##### RECORDS SHOWN #####
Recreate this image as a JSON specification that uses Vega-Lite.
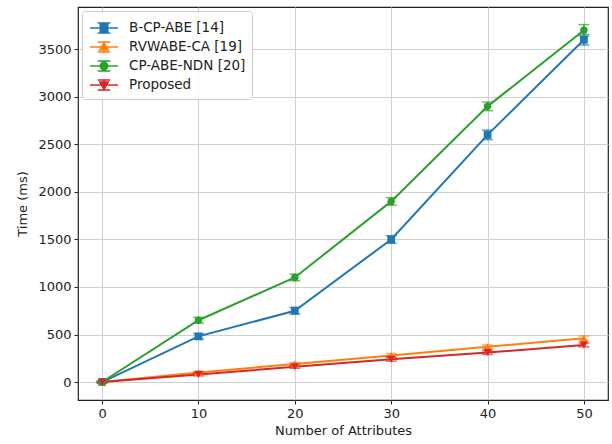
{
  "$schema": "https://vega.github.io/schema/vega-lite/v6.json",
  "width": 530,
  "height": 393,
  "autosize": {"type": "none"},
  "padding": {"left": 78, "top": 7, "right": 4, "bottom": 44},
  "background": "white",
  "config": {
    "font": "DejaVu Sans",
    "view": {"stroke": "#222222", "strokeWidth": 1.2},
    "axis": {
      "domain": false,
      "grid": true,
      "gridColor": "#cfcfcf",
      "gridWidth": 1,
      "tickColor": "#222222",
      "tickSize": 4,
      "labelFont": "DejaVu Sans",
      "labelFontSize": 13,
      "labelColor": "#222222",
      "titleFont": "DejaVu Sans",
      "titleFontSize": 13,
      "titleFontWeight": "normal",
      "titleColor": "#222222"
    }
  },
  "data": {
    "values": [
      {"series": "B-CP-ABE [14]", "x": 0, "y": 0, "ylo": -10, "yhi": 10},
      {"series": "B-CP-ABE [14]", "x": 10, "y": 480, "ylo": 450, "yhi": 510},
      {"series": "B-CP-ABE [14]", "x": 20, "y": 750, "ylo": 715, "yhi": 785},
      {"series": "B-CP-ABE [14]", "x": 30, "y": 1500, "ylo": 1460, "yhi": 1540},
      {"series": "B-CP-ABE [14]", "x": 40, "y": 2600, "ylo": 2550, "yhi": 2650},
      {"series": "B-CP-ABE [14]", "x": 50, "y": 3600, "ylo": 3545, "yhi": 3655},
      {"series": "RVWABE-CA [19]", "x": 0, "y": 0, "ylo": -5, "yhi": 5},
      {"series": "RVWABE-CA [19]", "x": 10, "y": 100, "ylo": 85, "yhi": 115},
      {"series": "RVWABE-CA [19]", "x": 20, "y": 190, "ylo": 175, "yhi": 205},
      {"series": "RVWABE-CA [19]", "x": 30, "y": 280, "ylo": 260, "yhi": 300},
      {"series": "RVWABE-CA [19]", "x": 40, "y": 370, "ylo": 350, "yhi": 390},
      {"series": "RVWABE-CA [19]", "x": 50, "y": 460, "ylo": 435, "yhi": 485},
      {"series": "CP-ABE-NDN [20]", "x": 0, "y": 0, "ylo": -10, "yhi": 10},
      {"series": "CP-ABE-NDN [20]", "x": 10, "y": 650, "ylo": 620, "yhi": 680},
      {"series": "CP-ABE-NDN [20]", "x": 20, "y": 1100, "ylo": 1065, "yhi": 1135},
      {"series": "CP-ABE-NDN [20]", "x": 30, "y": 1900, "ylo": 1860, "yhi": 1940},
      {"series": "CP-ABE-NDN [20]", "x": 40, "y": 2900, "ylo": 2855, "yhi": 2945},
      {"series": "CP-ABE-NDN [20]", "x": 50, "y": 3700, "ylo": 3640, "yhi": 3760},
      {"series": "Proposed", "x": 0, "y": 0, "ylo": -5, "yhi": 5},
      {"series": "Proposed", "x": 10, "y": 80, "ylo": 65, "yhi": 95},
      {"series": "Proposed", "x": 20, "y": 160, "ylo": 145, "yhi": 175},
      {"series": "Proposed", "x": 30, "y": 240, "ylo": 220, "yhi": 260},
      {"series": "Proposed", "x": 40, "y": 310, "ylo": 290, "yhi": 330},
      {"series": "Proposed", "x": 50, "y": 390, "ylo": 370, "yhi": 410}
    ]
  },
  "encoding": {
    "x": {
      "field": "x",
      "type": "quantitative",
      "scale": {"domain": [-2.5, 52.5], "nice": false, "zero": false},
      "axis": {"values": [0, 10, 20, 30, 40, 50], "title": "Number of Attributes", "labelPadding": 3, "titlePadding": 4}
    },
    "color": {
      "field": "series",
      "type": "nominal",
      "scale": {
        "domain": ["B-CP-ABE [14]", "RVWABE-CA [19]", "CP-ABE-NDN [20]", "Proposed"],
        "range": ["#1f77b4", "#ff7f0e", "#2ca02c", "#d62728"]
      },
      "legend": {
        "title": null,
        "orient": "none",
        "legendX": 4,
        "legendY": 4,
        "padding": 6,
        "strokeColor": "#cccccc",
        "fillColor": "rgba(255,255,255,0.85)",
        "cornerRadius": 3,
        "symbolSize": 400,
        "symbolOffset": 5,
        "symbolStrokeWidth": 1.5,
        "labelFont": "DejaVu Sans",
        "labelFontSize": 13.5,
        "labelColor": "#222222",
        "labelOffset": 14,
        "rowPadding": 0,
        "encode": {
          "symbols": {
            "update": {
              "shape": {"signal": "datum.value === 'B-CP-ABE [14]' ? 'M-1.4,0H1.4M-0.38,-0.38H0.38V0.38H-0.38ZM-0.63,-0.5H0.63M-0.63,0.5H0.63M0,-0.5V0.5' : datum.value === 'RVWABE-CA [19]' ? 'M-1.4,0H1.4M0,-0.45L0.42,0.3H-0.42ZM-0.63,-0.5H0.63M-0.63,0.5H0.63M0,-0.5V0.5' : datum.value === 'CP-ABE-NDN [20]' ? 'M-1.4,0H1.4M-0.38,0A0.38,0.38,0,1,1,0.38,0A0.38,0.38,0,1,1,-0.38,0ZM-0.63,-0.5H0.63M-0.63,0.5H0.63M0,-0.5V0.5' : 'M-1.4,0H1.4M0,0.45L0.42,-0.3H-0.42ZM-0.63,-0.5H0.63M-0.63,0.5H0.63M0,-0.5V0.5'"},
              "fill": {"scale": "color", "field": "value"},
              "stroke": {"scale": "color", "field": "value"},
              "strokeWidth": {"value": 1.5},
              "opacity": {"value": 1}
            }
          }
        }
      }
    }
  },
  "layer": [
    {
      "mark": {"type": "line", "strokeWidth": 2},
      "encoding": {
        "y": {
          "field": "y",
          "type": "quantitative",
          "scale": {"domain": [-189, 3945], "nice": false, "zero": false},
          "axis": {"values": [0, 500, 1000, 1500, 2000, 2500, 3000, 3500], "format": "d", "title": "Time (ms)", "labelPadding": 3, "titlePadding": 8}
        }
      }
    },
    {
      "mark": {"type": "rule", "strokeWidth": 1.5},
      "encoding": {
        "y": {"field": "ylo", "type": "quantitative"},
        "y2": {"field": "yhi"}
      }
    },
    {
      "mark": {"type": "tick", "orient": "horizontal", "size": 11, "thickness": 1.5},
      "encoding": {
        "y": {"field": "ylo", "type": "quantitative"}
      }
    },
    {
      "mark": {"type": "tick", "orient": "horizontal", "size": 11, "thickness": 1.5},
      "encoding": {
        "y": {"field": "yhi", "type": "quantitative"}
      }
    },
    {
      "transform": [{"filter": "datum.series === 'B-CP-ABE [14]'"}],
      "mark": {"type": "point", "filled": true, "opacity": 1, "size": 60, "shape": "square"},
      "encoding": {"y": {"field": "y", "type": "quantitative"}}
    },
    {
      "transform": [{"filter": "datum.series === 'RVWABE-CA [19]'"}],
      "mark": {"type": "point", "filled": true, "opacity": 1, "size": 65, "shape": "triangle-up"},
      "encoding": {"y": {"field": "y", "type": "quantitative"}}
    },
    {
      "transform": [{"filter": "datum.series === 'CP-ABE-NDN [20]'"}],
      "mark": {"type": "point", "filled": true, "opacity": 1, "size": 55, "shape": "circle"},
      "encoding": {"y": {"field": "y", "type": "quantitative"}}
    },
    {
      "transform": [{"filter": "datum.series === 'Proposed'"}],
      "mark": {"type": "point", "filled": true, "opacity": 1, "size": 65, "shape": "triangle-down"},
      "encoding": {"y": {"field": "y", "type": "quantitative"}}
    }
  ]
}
#####
##### RECORDS SHOWN #####
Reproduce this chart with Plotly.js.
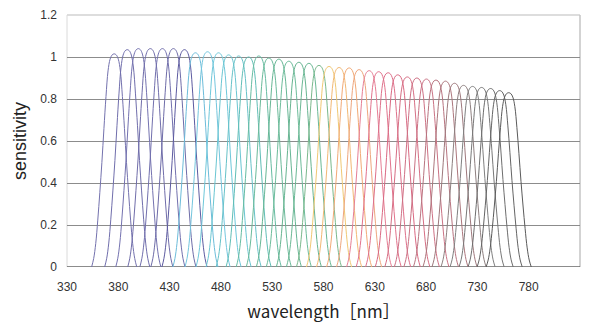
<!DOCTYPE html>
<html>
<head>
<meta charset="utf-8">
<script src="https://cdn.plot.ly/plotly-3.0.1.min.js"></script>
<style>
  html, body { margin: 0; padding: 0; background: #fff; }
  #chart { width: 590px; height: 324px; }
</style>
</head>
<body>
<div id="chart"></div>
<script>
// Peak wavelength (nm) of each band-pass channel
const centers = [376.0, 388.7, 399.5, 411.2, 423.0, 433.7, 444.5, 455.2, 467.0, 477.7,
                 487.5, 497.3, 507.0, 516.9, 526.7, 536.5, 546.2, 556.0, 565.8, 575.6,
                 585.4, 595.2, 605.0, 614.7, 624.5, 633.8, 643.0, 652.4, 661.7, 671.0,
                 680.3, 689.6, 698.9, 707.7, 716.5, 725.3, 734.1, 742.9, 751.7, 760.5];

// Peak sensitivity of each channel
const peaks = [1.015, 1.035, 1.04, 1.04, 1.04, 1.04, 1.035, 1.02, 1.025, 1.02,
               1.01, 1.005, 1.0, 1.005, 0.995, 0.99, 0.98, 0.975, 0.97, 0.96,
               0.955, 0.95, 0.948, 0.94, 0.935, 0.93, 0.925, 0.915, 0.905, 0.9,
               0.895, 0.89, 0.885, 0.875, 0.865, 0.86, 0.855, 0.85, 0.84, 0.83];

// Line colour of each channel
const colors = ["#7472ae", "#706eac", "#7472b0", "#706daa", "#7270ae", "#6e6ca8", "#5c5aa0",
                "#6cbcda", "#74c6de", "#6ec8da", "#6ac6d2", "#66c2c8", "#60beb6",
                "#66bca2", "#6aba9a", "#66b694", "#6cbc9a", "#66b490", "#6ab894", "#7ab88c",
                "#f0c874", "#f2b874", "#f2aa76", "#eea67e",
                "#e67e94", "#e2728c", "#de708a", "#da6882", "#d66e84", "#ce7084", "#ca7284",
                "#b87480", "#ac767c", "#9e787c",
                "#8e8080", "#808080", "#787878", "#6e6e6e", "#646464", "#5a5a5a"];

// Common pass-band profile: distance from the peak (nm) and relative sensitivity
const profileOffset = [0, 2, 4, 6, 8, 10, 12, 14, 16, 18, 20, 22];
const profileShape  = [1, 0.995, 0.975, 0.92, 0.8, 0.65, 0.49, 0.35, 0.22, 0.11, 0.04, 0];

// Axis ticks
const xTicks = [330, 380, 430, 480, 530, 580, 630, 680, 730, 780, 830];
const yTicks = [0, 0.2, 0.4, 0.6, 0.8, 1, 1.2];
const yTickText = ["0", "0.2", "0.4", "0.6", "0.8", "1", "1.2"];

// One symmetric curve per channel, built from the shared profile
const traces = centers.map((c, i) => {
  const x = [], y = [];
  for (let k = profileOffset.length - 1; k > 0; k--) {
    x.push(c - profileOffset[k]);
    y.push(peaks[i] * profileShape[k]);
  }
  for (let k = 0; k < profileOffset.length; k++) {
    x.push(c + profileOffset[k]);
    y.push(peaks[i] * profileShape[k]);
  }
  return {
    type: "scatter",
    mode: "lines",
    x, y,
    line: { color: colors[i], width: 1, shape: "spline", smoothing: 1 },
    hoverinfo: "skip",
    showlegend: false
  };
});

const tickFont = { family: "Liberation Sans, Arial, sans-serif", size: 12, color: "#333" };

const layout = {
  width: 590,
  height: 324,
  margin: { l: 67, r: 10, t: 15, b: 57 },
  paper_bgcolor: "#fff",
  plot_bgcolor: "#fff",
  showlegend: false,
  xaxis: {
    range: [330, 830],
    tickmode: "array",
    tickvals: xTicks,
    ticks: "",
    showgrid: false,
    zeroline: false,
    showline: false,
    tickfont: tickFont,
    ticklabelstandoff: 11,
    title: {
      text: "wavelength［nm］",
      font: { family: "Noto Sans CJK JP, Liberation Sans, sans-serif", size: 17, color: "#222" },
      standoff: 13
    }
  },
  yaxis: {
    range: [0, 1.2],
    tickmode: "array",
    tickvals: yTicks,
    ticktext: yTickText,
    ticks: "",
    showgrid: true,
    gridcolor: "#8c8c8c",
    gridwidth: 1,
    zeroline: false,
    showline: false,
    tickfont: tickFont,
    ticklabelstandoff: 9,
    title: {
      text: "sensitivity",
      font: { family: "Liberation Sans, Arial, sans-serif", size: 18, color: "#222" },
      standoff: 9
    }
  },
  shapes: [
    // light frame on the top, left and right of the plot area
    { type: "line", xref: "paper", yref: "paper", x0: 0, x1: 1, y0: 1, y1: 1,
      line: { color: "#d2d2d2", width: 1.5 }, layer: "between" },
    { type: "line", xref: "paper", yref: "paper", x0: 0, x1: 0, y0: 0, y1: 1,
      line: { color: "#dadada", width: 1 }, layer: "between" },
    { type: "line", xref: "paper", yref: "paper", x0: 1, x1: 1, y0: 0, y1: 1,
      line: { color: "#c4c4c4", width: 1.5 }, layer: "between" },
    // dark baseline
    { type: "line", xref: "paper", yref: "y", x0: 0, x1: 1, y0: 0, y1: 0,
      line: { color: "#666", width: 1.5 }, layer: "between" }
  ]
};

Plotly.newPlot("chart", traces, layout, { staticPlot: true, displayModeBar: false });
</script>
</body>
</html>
#####
▸ **TASK BRIEF**:
Copy out the lines in which the string "chart" appears.

▸ **THE SOLUTION**:
Reproduce this chart with Plotly.js.
  #chart { width: 590px; height: 324px; }
<div id="chart"></div>
Plotly.newPlot("chart", traces, layout, { staticPlot: true, displayModeBar: false });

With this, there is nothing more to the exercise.